Abertay University History
Abertay University, operating name for the University of Abertay Dundee since 2014, is one of two public universities in the city of Dundee, Scotland. The other is the University of Dundee. In 1872, Sir David Baxter, 1st Baronet of Kilmaron, left a bequest for the establishment of a mechanics’ institute in Dundee. As early as 1902 it was recognised by the Scottish Education Department as an educational hub, and was one of the first to be designated a central institution, akin to an ‘industrial university’. It continues to have a vocational focus and is associated with Dundee’s rise as a centre for computer games.
Abertay was the first University in the world to offer a computer games degree, and the first in the UK to be recognized as a Centre for Excellence in Computer Games Education. In 1999 it developed and continues to host ‘Dare to be Digital’ the international competition for computer games students. Abertay was also the first to offer a degree in Ethical Hacking and Countermeasures, starting in 2006. According to the results of the Research Excellence Framework 2014 (REF2014) published on 18 December 2014, Abertay was the highest ranked modern university in Scotland for ‘research intensity’. According to the Princeton Review 2015, Abertay ranked 12th place in the top 25 schools in the world to study video game design.

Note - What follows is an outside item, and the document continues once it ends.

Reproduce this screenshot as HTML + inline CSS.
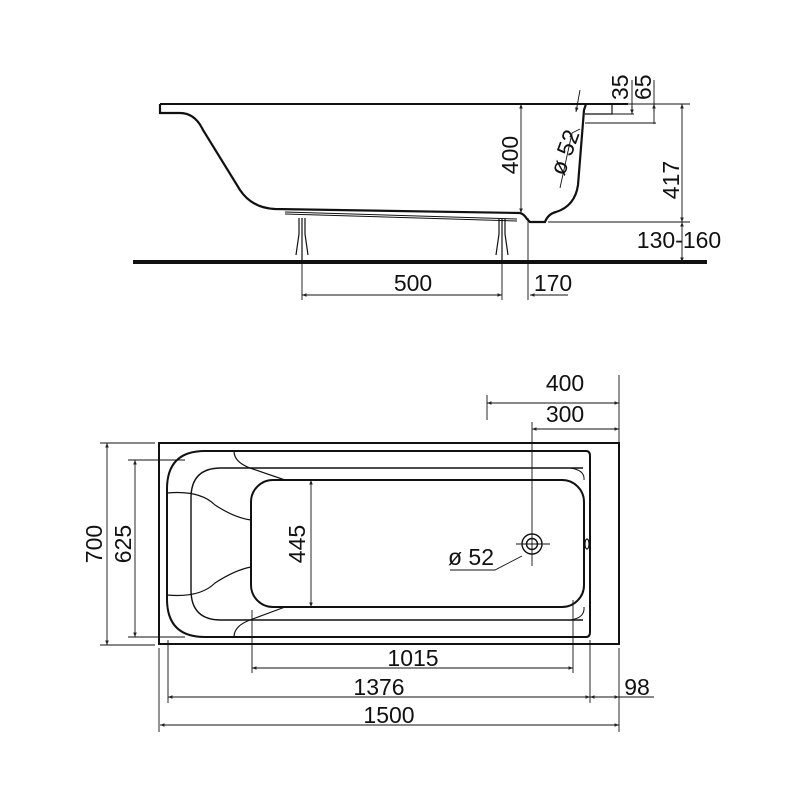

The following history to 1988 provides a summary account that relies primarily on the book published by Dundee Institute of Technology in 1989, ‘The First Hundred Years: 1888-1988’. Where additional sources have been used, post 1988, these have been cited accordingly.
The Baxter bequest (1872)
In 1872 Sir David Baxter, 1st Baronet of Kilmaron, died and bequeathed £20,000 (£1,581,200 adjusting for inflation) for the establishment of a mechanics’ institute in Dundee. The Baxter bequest was intended to create an educational establishment permitting young (male) working mechanics and other craftsmen to better themselves. After some years of delay the trustees finalised a scheme and met the conditions of the bequest and the Dundee Technical Institute opened on 15 October 1888 in grounds, purchased from University College, Dundee, adjacent to Small’s Wynd, Dundee. Initially 238 students enrolled and classes were conducted based on the syllabus of the Government Science and Art Department of South Kensington and the City & Guilds of London Institute. Subjects were primarily scientific and technical although applied art was also taught, and jute spinning and textile design were soon added to the portfolio.